Si un particulier, dit Grotius, peut aliéner sa liberté et se rendre esclave d'un maître, pourquoi tout un peuple ne pourroit-il pas aliéner la sienne et se rendre sujet d'un roi? Il y a là bien des mots équivoques qui auroient besoin d'explication, mais tenons-nous-en à celui d' aliéner . Aliéner c'est donner ou vendre. Or un homme qui se fait esclave d'un autre ne se donne pas, il se vend, tout au moins pour sa subsistance. mais un peuple, pourquoi se vend-il?
Bien loin qu'un roi fournisse à ses sujets leur subsistance, il ne tire la sienne que d'eux, et selon Rabelais un roi ne vit pas de peu. Les sujets donnent donc leur personne à condition qu'on prendra aussi leur bien? Je ne vois pas ce qu'il leur reste à conserver.
On dira que le despote assure à ses sujets la tranquillité civile. Soit. mais qu'y gagnent-ils, si les guerres que son ambition leur attire, si son insatiable avidité, si les vexations de son ministère les désolent plus que ne feroient leurs dissentions?
Qu'y gagnent-ils, si cette tranquillité même est une de leurs misères? On vit tranquille aussi dans les cachots; en est-ce assez pour s'y trouver bien? Les grecs enfermés dans l'antre du Cyclope y vivoient tranquilles, en attendant que leur tour vînt d'être dévorés.

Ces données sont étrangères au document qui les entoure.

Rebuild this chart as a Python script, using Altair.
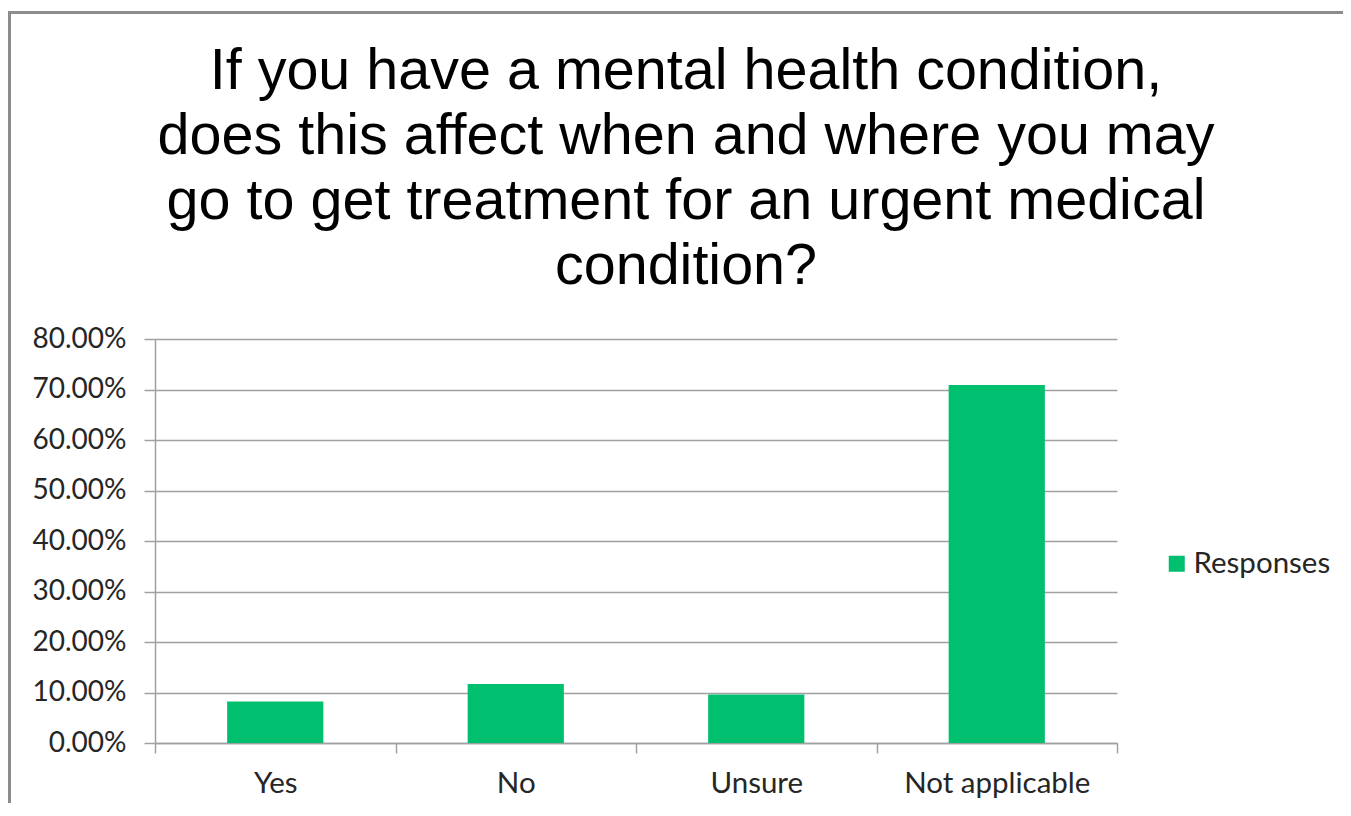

Dire qu'un homme se donne gratuitement, c'est dire une chose absurde et inconcevable; un tel acte est illégitime et nul, par cela seul que celui qui le fait n'est pas dans son bon sens. Dire la même chose de tout un peuple, c'est supposer un peuple de fous; la folie ne fait pas droit.
Quand chacun pourroit s'aliéner lui-même, il ne peut aliéner ses enfans; ils naissent hommes et libres; leur liberté leur appartient, nul n'a le droit d'en disposer qu'eux. Avant qu'ils soient en âge de raison, le père peut, en leur nom stipuler des conditions pour leur conservation, pour leur bien-être; mais non les donner irrévocablement et sans condition; car un tel don est contraire aux fins de la nature, et passe les droits de la paternité. Il faudroit donc, pour qu'un gouvernement arbitraire fût légitime, qu'à chaque génération le peuple fût le maître de l'admettre ou de le rejeter. mais alors ce gouvernement ne seroit plus arbitraire.
Renoncer à sa liberté c'est renoncer à sa qualité d'homme, aux droits de l'humanité, même à ses devoirs.
Il n'y a nul dédommagement possible pour quiconque renonce à tout. Une telle renonciation est incompatible avec la nature de l'homme; et c'est ôter toute moralité à ses actions que d'ôter toute liberté à sa volonté. Enfin c'est une convention vaine et contradictoire de stipuler d'une part une autorité absolue et de l'autre une obéissance sans bornes.